Traditionally, foreign students are poorly represented in the Student Council (Studentenraad) at the Free University of Brussels. The language barrier and their usually brief stay at our university make it de facto impossible for them to get elected as a student representative. To solve this problem, the International Relations and Mobility Office (IRMO) has founded the International Student Platform (ISP) in 2012. This platform is supposed to produce recommendations for the Student Council. But the system has experienced a difficult start.

Maaike Jakobsen, a staff member at the IRMO and founder of the ISP explains: “The problem was that international students did not have access to the Student Council, mainly due to the language barrier. Flemish education laws prescribe that Student Councils at universities must hold their meetings in Dutch. These measures largely exclude participation from international students, with the exception of Dutch students and the occasional German student who might be capable of expressing himself in Dutch.”

International students represent a quarter of the total student population at the VUB. To provide this group with their appertained voice, the Student Council was informed about the ISP’s founding in March 2012. After selecting the first candidates for the newly born international platform, it soon became clear that, despite Jakobsen’s repeated requests to do so, the Student Council had failed to inform the ISP properly. “In order to give the ISP its intended function, after all, the IRMO started providing questions for the advice itself. “We asked students to advise us about topics like housing, contact with Flemish students, the buddy system, problems with U-residence and international alumni policy”, thus Jakobsen.

As it turned out, the Student Council had only asked for the ISP’s advice once. This occurred after the dropbox initiative, through which students could send in their own proposals for the Student Council. After receiving a proposal from an international student, the Council came knocking on the ISP’s door. Jakobsen: “The most important problem is that the ISP could not do what it was meant to do. On the one hand, it is true that this is caused by the fact that the Student Council’s agenda and documents are only known a week before the actual meeting. This makes it hard to gather all the ISP-members in time to formulate advice. On the other hand, I do not think the Student Council, which has previous access to the agenda, has the reflex to ask the ISP’s advice. Therefore the question is if it is useful to keep the ISP alive in its current form if it doesn’t succeed in doing what it’s meant to do in the first place.”

Reinert Roux, president of the Student Council confirms that the ISP gets the agenda a week in advance. “Like everybody, the ISP has a week to meet and discuss the necessary.” He acknowledges that it is not always easy for international students to find their way to student representation: “There is indeed a problem concerning direct representation for international students. The same applies to work students by the way. However, international students that stay at the VUB for longer than one year have the right to be a candidate in the student elections.
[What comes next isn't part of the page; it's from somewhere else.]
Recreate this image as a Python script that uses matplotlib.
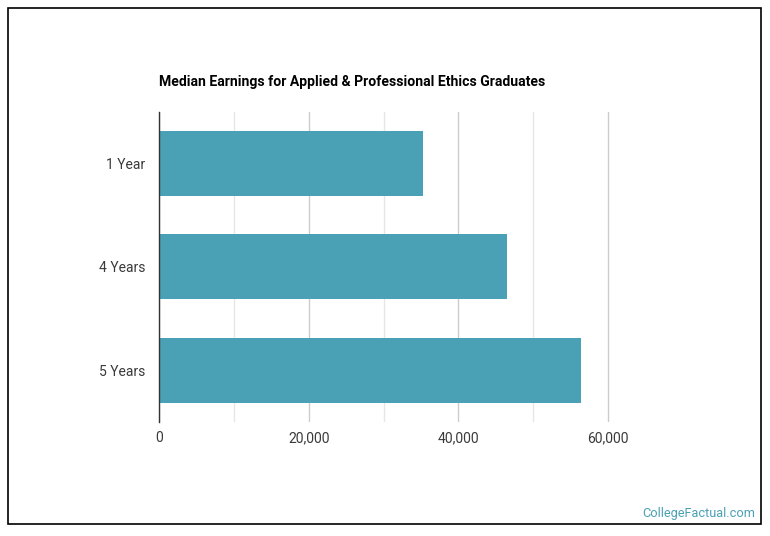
import matplotlib.pyplot as plt
from matplotlib.patches import Rectangle
from matplotlib.ticker import MultipleLocator, FuncFormatter

categories = ['1 Year', '4 Years', '5 Years']
earnings = [35300, 46500, 56400]
x_ticks = [0, 20000, 40000, 60000]

plt.rcParams['font.family'] = ['Roboto', 'DejaVu Sans']

fig = plt.figure(figsize=(7.70, 5.36), dpi=100)
fig.patches.append(Rectangle((8 / 770, 1 - 524 / 536), 753 / 770, 516 / 536,
                             transform=fig.transFigure, fill=False,
                             edgecolor='black', linewidth=1.2))

# axes extends a few px past 60,000 so that gridline is not clipped
x_max = 60000 * (612 - 159) / (608 - 159)
ax = fig.add_axes([159 / 770, 1 - 421.7 / 536, (612 - 159) / 770, (421.7 - 112) / 536])
pos = list(range(len(categories)))
ax.barh(pos, earnings, height=0.63, color='#4aa0b4', zorder=3)
ax.set_ylim(len(categories) - 0.5, -0.5)
ax.set_xlim(0, x_max)
ax.set_yticks(pos)
ax.set_yticklabels(categories)
ax.set_xticks(x_ticks)
ax.xaxis.set_major_formatter(FuncFormatter(lambda v, p: f'{int(v):,}'))
ax.xaxis.set_minor_locator(MultipleLocator(10000))

ax.grid(axis='x', which='major', color='#cccccc', linewidth=1, zorder=0)
ax.grid(axis='x', which='minor', color='#e6e6e6', linewidth=1, zorder=0)
ax.tick_params(axis='both', which='both', length=0, labelsize=10, colors='#3a3a3a')
ax.tick_params(axis='x', pad=7)
ax.tick_params(axis='y', pad=10)
for s in ['top', 'right', 'bottom']:
    ax.spines[s].set_visible(False)
ax.spines['left'].set_color('#333333')
ax.spines['left'].set_linewidth(1)
ax.spines['left'].set_zorder(4)

fig.text(159 / 770, 1 - 82 / 536, 'Median Earnings for Applied & Professional Ethics Graduates',
         fontsize=10.1, fontweight='bold', color='black', va='center', ha='left')
fig.text(755 / 770, 1 - 513 / 536, 'CollegeFactual.com', fontsize=9.2,
         color='#4aa0b4', ha='right', va='center')

fig.savefig('out.png', dpi=100)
Foreign students whose stay does not exceed one year are better off being represented by other foreign students who stay at the VUB for a couple of years. They are more aware of how it functions around here.”

Roux announced that the Student Council is thinking of re-evaluating the ISP in collaboration with the IRMO in the second semester. This evaluation was planned when the ISP was founded, as is stated in earlier reports.

Despite the fact that the ISP does not have a lot of members, Jakobsen still hopes it will be actively engaged in providing the Council with advice in the second semester. “Although I do question the use of it if we are not given any subjects to debate upon.”

Still, there is a solution. Jakobsen thinks foreign PhD-students, who stay here for a longer period of time and are able to learn Dutch in the meantime, should be allowed to participate in student elections. Roux does not oppose: “It might be a possibility. But we would have to change the electoral rules of the Student Council to do so.”